WHAT IS ASKED
Reproduce all the lines below exactly and omit the images.
___
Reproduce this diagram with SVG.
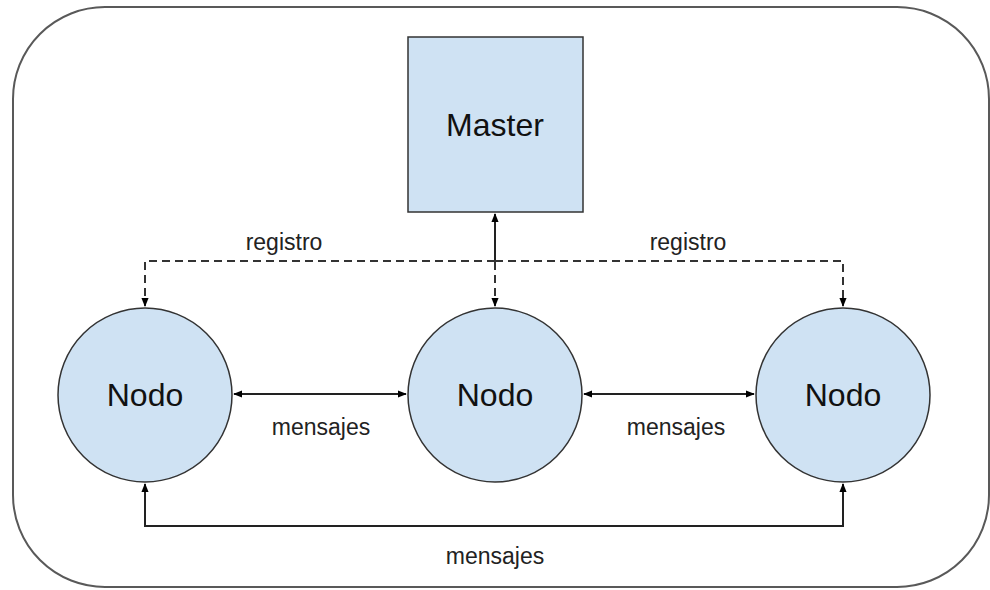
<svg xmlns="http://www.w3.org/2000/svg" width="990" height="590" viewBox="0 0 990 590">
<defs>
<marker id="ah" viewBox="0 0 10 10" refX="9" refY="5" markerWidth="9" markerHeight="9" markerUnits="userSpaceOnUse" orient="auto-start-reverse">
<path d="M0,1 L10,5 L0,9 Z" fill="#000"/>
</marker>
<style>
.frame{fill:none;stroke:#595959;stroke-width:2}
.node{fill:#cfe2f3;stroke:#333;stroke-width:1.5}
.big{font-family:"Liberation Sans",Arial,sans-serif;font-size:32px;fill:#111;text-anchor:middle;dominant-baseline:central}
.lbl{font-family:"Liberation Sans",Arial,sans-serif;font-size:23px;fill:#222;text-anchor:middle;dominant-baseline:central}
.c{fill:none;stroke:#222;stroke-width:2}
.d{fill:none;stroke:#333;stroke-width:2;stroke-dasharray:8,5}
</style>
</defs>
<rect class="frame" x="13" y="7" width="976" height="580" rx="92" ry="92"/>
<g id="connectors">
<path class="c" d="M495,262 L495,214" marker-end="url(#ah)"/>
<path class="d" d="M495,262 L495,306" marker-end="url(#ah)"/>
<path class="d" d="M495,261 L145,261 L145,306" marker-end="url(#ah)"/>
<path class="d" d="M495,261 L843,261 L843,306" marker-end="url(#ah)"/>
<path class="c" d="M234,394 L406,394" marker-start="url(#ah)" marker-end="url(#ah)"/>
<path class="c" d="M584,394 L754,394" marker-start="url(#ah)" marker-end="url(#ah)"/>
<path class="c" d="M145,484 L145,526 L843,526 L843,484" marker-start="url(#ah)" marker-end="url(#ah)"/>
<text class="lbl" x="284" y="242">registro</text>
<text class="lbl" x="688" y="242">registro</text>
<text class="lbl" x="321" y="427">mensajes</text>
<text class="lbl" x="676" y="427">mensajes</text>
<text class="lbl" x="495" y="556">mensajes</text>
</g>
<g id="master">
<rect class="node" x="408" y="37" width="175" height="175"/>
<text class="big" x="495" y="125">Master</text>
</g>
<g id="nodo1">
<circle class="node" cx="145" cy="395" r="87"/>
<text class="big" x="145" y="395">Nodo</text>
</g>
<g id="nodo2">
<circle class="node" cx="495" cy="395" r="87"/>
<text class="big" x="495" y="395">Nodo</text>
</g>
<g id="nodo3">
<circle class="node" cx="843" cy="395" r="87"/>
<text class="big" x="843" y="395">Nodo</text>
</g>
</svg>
___
FINISHED TASK
Reproduce this diagram with SVG.
<svg xmlns="http://www.w3.org/2000/svg" width="990" height="590" viewBox="0 0 990 590">
<defs>
<marker id="ah" viewBox="0 0 10 10" refX="9" refY="5" markerWidth="9" markerHeight="9" markerUnits="userSpaceOnUse" orient="auto-start-reverse">
<path d="M0,1 L10,5 L0,9 Z" fill="#000"/>
</marker>
<style>
.frame{fill:none;stroke:#595959;stroke-width:2}
.node{fill:#cfe2f3;stroke:#333;stroke-width:1.5}
.big{font-family:"Liberation Sans",Arial,sans-serif;font-size:32px;fill:#111;text-anchor:middle;dominant-baseline:central}
.lbl{font-family:"Liberation Sans",Arial,sans-serif;font-size:23px;fill:#222;text-anchor:middle;dominant-baseline:central}
.c{fill:none;stroke:#222;stroke-width:2}
.d{fill:none;stroke:#333;stroke-width:2;stroke-dasharray:8,5}
</style>
</defs>
<rect class="frame" x="13" y="7" width="976" height="580" rx="92" ry="92"/>
<g id="connectors">
<path class="c" d="M495,262 L495,214" marker-end="url(#ah)"/>
<path class="d" d="M495,262 L495,306" marker-end="url(#ah)"/>
<path class="d" d="M495,261 L145,261 L145,306" marker-end="url(#ah)"/>
<path class="d" d="M495,261 L843,261 L843,306" marker-end="url(#ah)"/>
<path class="c" d="M234,394 L406,394" marker-start="url(#ah)" marker-end="url(#ah)"/>
<path class="c" d="M584,394 L754,394" marker-start="url(#ah)" marker-end="url(#ah)"/>
<path class="c" d="M145,484 L145,526 L843,526 L843,484" marker-start="url(#ah)" marker-end="url(#ah)"/>
<text class="lbl" x="284" y="242">registro</text>
<text class="lbl" x="688" y="242">registro</text>
<text class="lbl" x="321" y="427">mensajes</text>
<text class="lbl" x="676" y="427">mensajes</text>
<text class="lbl" x="495" y="556">mensajes</text>
</g>
<g id="master">
<rect class="node" x="408" y="37" width="175" height="175"/>
<text class="big" x="495" y="125">Master</text>
</g>
<g id="nodo1">
<circle class="node" cx="145" cy="395" r="87"/>
<text class="big" x="145" y="395">Nodo</text>
</g>
<g id="nodo2">
<circle class="node" cx="495" cy="395" r="87"/>
<text class="big" x="495" y="395">Nodo</text>
</g>
<g id="nodo3">
<circle class="node" cx="843" cy="395" r="87"/>
<text class="big" x="843" y="395">Nodo</text>
</g>
</svg>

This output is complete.